Regarding adj_jac_apply - I see no reason to not allow multiple ways of specifying a user-defined gradient in the Stan language, as there are different performance considerations leading one to prefer different formulations of the gradient. So for densities and other functionals (functions from \mathbb{R}^n \mapsto \mathbb{R}) we would be better off using a single function or something like operands and partials, but for large multivariate functions we’d be better off using something like adj_jac_apply. Alternatively, we could plan ahead and hope to use the imminent sparse matrix support for efficient multivariate gradients using something like operands and partials. Capturing sparsity structure should be doable, I think - maybe @stevebronder can comment.

That’d be super helpful.

The case I’m wondering about is where I build intermediate A because it’s useful in gradients B and C. But if I only need the gradient for B, I might not want to build A. But that might not be so common.
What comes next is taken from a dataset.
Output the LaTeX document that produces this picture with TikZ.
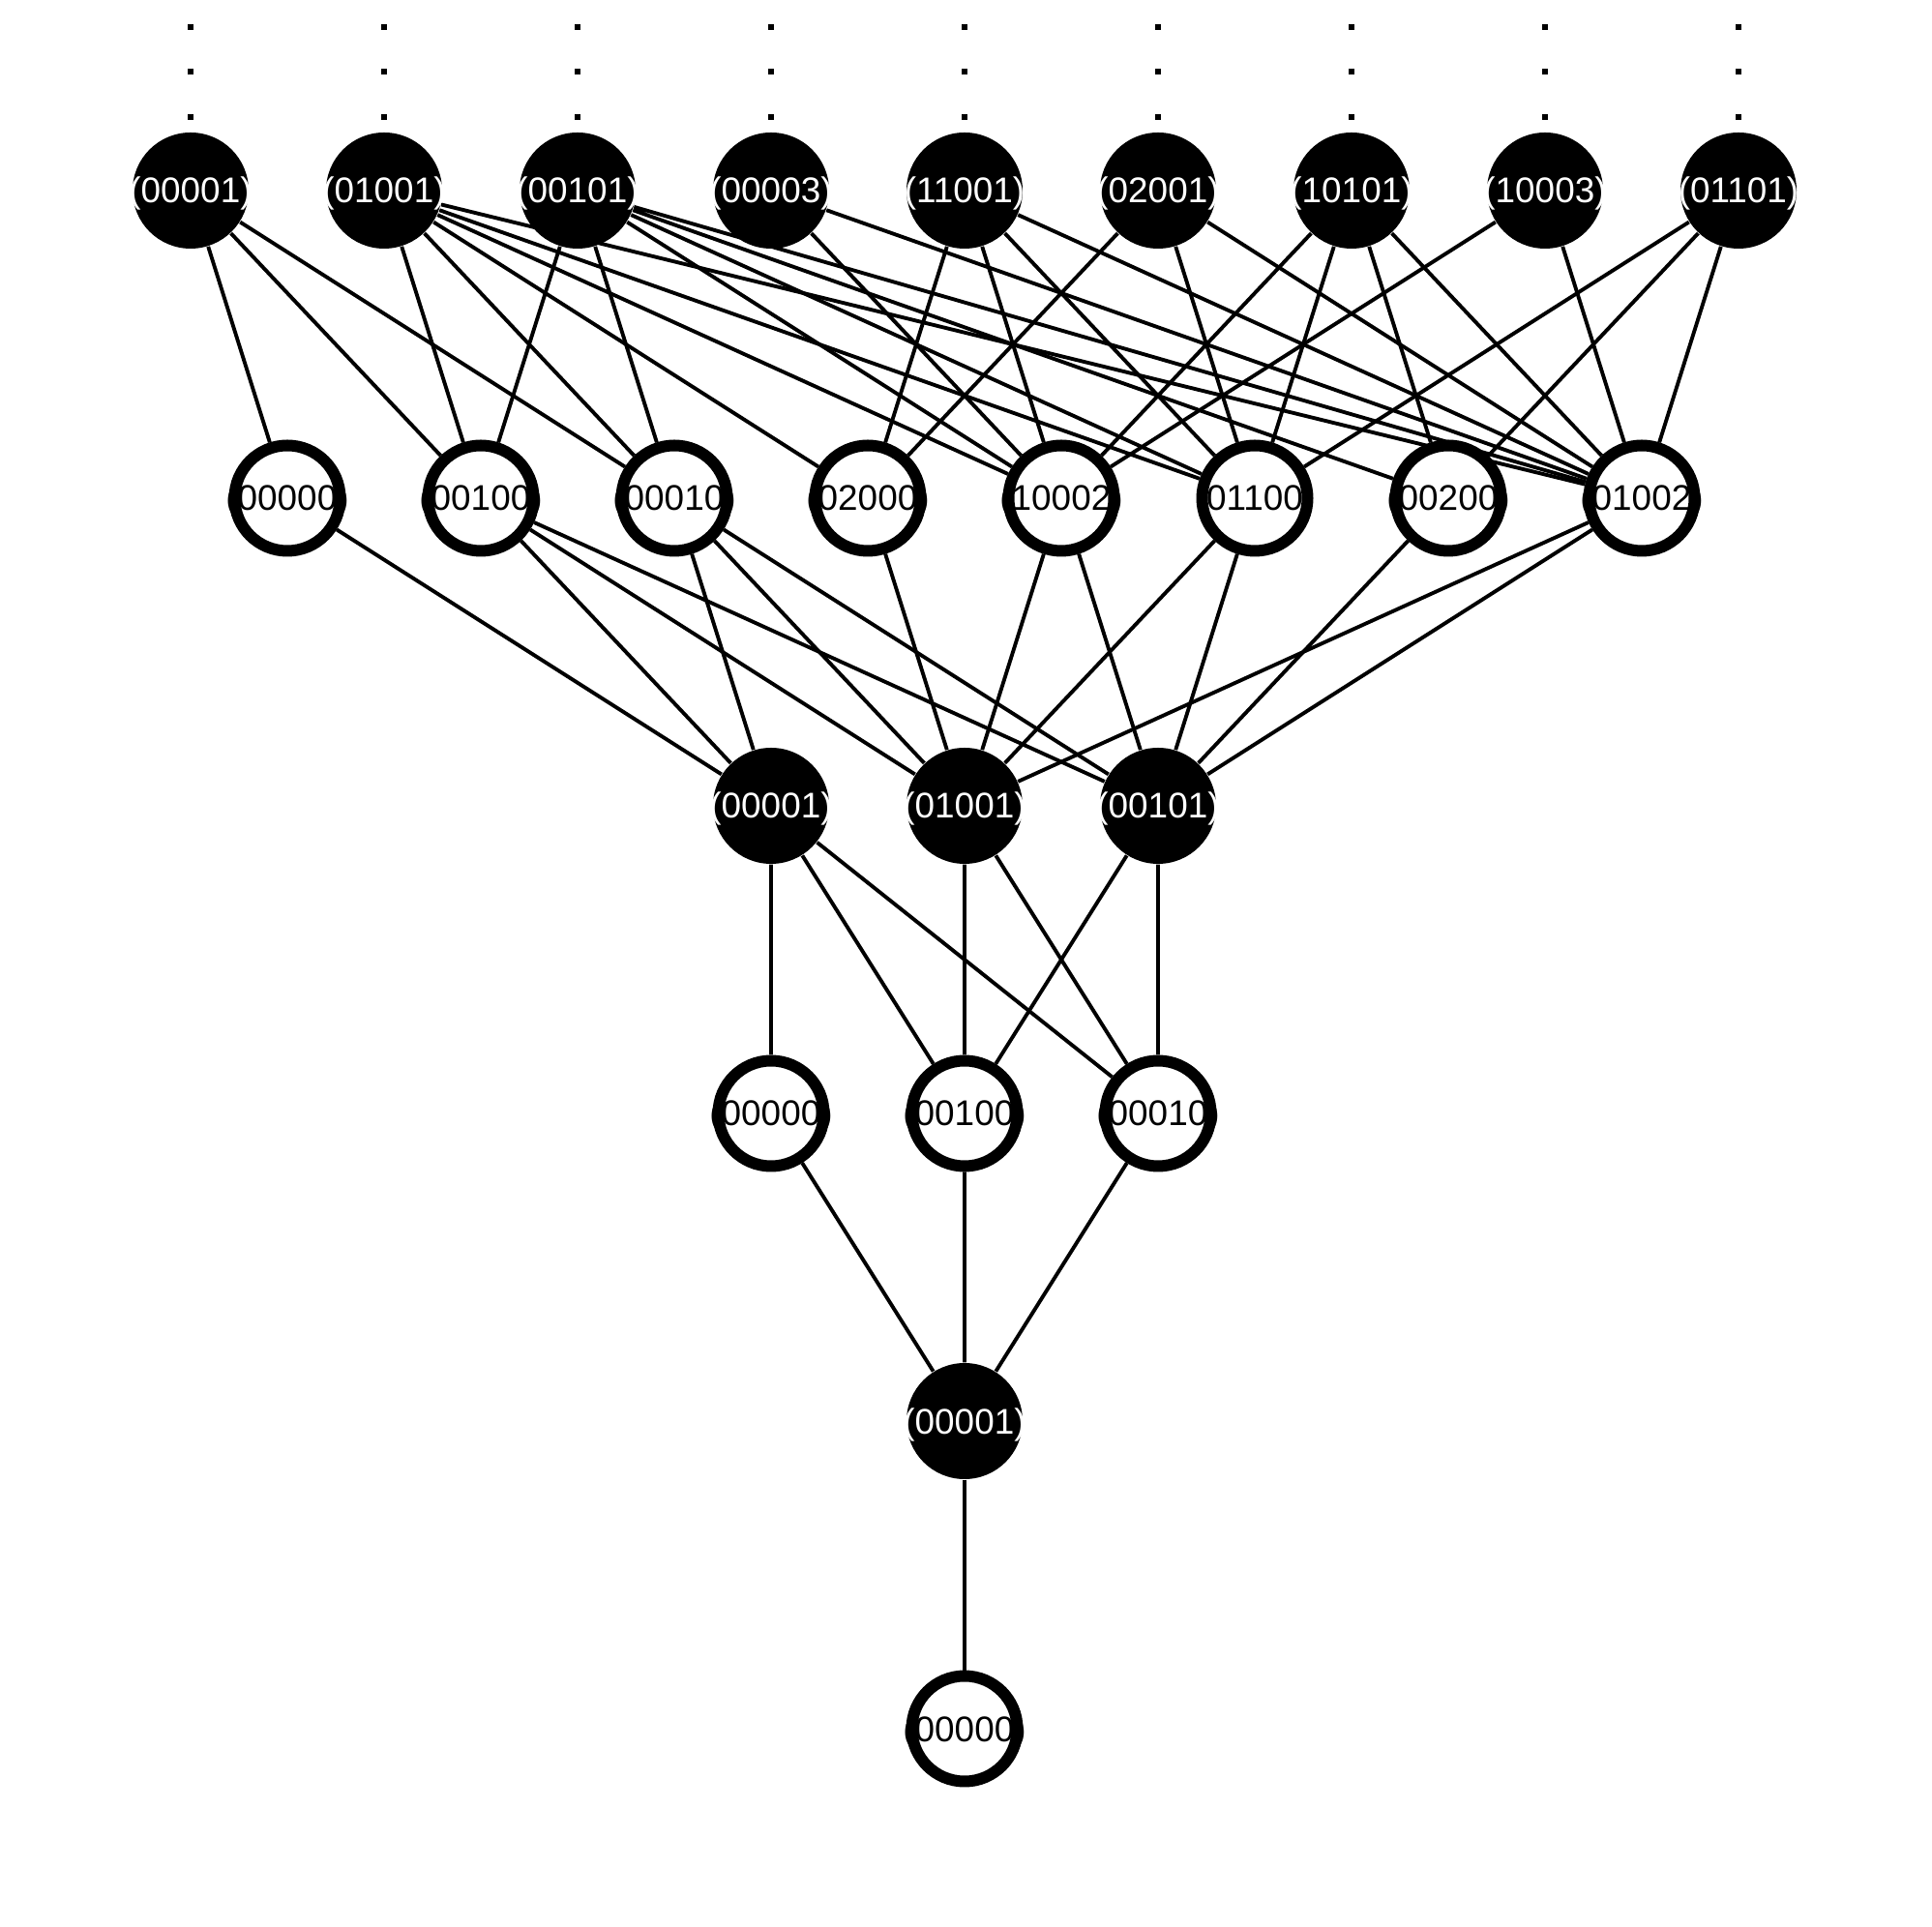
\documentclass[tikz,border=0pt]{standalone}
\usepackage{fontspec}
\setmainfont{Liberation Sans}
\usetikzlibrary{backgrounds}
\newcommand{\lbl}[1]{\makebox[0pt]{#1}}

\begin{document}
\begin{tikzpicture}[line cap=round, line join=round,
    dark/.style={circle, fill=black, text=white, minimum size=12mm, inner sep=0pt,
      text height=0.74em, text depth=0pt, font=\fontsize{10.5}{12}\selectfont},
    light/.style={circle, draw=black, fill=white, line width=1.2mm, minimum size=10.9mm,
      inner sep=0pt, text height=0.74em, text depth=0pt, font=\fontsize{10.5}{12}\selectfont},
    link/.style={line width=1.1pt}]
  \useasboundingbox (0,0) rectangle (19.97,19.91);

  % Dots above the top level
  \foreach \x in {1.97,3.97,5.97,7.97,9.97,11.97,13.97,15.97,17.97}
    \foreach \y in {19.63,19.17,18.70}
      \fill (\x-0.03,\y-0.03) rectangle ++(0.06,0.06);

  % Level 5
  \node[dark] (A1) at (1.97,17.94) {\lbl{(00001)}};
  \node[dark] (A2) at (3.97,17.94) {\lbl{(01001)}};
  \node[dark] (A3) at (5.97,17.94) {\lbl{(00101)}};
  \node[dark] (A4) at (7.97,17.94) {\lbl{(00003)}};
  \node[dark] (A5) at (9.97,17.94) {\lbl{(11001)}};
  \node[dark] (A6) at (11.97,17.94) {\lbl{(02001)}};
  \node[dark] (A7) at (13.97,17.94) {\lbl{(10101)}};
  \node[dark] (A8) at (15.97,17.94) {\lbl{(10003)}};
  \node[dark] (A9) at (17.97,17.94) {\lbl{(01101)}};

  % Level 4
  \node[light] (B1) at (2.97,14.76) {\lbl{(00000)}};
  \node[light] (B2) at (4.97,14.76) {\lbl{(00100)}};
  \node[light] (B3) at (6.97,14.76) {\lbl{(00010)}};
  \node[light] (B4) at (8.97,14.76) {\lbl{(02000)}};
  \node[light] (B5) at (10.97,14.76) {\lbl{(10002)}};
  \node[light] (B6) at (12.97,14.76) {\lbl{(01100)}};
  \node[light] (B7) at (14.97,14.76) {\lbl{(00200)}};
  \node[light] (B8) at (16.97,14.76) {\lbl{(01002)}};

  % Level 3
  \node[dark] (C1) at (7.97,11.58) {\lbl{(00001)}};
  \node[dark] (C2) at (9.97,11.58) {\lbl{(01001)}};
  \node[dark] (C3) at (11.97,11.58) {\lbl{(00101)}};

  % Level 2
  \node[light] (D1) at (7.97,8.40) {\lbl{(00000)}};
  \node[light] (D2) at (9.97,8.40) {\lbl{(00100)}};
  \node[light] (D3) at (11.97,8.40) {\lbl{(00010)}};

  % Levels 1 and 0
  \node[dark] (E) at (9.97,5.22) {\lbl{(00001)}};
  \node[light] (F) at (9.97,2.04) {\lbl{(00000)}};

  \begin{scope}[on background layer]
    % Level 5 -- level 4
    \draw[link] (A1) -- (B1) (A1) -- (B2) (A1) -- (B3);
    \draw[link] (A2) -- (B2) (A2) -- (B3) (A2) -- (B4) (A2) -- (B5) (A2) -- (B6) (A2) -- (B8);
    \draw[link] (A3) -- (B2) (A3) -- (B3) (A3) -- (B5) (A3) -- (B6) (A3) -- (B7) (A3) -- (B8);
    \draw[link] (A4) -- (B5) (A4) -- (B8);
    \draw[link] (A5) -- (B4) (A5) -- (B5) (A5) -- (B6) (A5) -- (B8);
    \draw[link] (A6) -- (B4) (A6) -- (B6) (A6) -- (B8);
    \draw[link] (A7) -- (B5) (A7) -- (B6) (A7) -- (B7) (A7) -- (B8);
    \draw[link] (A8) -- (B5) (A8) -- (B8);
    \draw[link] (A9) -- (B6) (A9) -- (B7) (A9) -- (B8);

    % Level 4 -- level 3
    \draw[link] (C1) -- (B1) (C1) -- (B2) (C1) -- (B3);
    \draw[link] (C2) -- (B2) (C2) -- (B3) (C2) -- (B4) (C2) -- (B5) (C2) -- (B6) (C2) -- (B8);
    \draw[link] (C3) -- (B2) (C3) -- (B3) (C3) -- (B5) (C3) -- (B6) (C3) -- (B7) (C3) -- (B8);

    % Level 3 -- level 2
    \draw[link] (C1) -- (D1) (C1) -- (D2) (C1) -- (D3);
    \draw[link] (C2) -- (D2) (C2) -- (D3);
    \draw[link] (C3) -- (D2) (C3) -- (D3);

    % Level 2 -- level 0
    \draw[link] (E) -- (D1) (E) -- (D2) (E) -- (D3);
    \draw[link] (E) -- (F);
  \end{scope}
\end{tikzpicture}
\end{document}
We only need two ways to specify derivatives at root: the adjoint method (reverse mode) and the tangent method (forward mode). That’s the abstraction which they’re built—the chain() method on a vari implements the adjoint-Jacobian sum operation. We can layer things like operands-and-partials on top of those, but it bottoms out in those definitions.

Sparse matrix structures are terribly inefficient, whereas writing custom adjoint-Jacobians is pretty trivial. And remember, it’s not sparse matrices we need, but sparse structured tensors. If we have an N \times N matrix x and compute its inverse x^{-1}, the Jacobian is (N \times N) \times (N \times N) and heavily structured.

Just consider something like addition. The adjoint-Jacobian is the identity. To code that using operands-and-partials, we’d code up a unit matrix and get a ton of indexing and multiply by 1 operations. Now we could template that out, but it gets a lot more complicated to do that all more generically. Whereas in the implicit adjoint-Jacobian case we’d just use the identity function, which should be faster.

For more complicated cases, check out Giles’s matrix autodiff paper or the Matrix Cookbook (though the latter involves more finagling mathematically for autodiff).

Let me try to clarify why we can’t have anything relying on Jacobians, sparse or otherwise, as our basis. Let’s take a matrix operation from Giles’s paper that also happens to be a key function in Stan.

C = A \, \backslash \, B = A^{-1} \, B.

where all of A, B, C are N \times N matrices with adjoints \bar{A}, \bar{B}, \bar{C} (i.e., Matrix<var, -1, -1> types in C++). The Jacobian is going to be dense and have 2N^4 entries! On the other hand, the chain() method for C need only do this:

\bar{B} \ \textrm{+=} \ \left( A^{-1} \right)^{\top} \, \bar{C}
\bar{A} \ \textrm{+=} \ -\bar{B} \, C^{\top}.

Those operations on the right encapsulate an efficient calculation of the Jacobian-adjoint product, which is then added to the adjoint. For numerical stability, we presumably do the adjoint for \bar{B} using another division—otherwise, if we computed this as written, we’d store the intermediate A^{-1}, which is only N^2.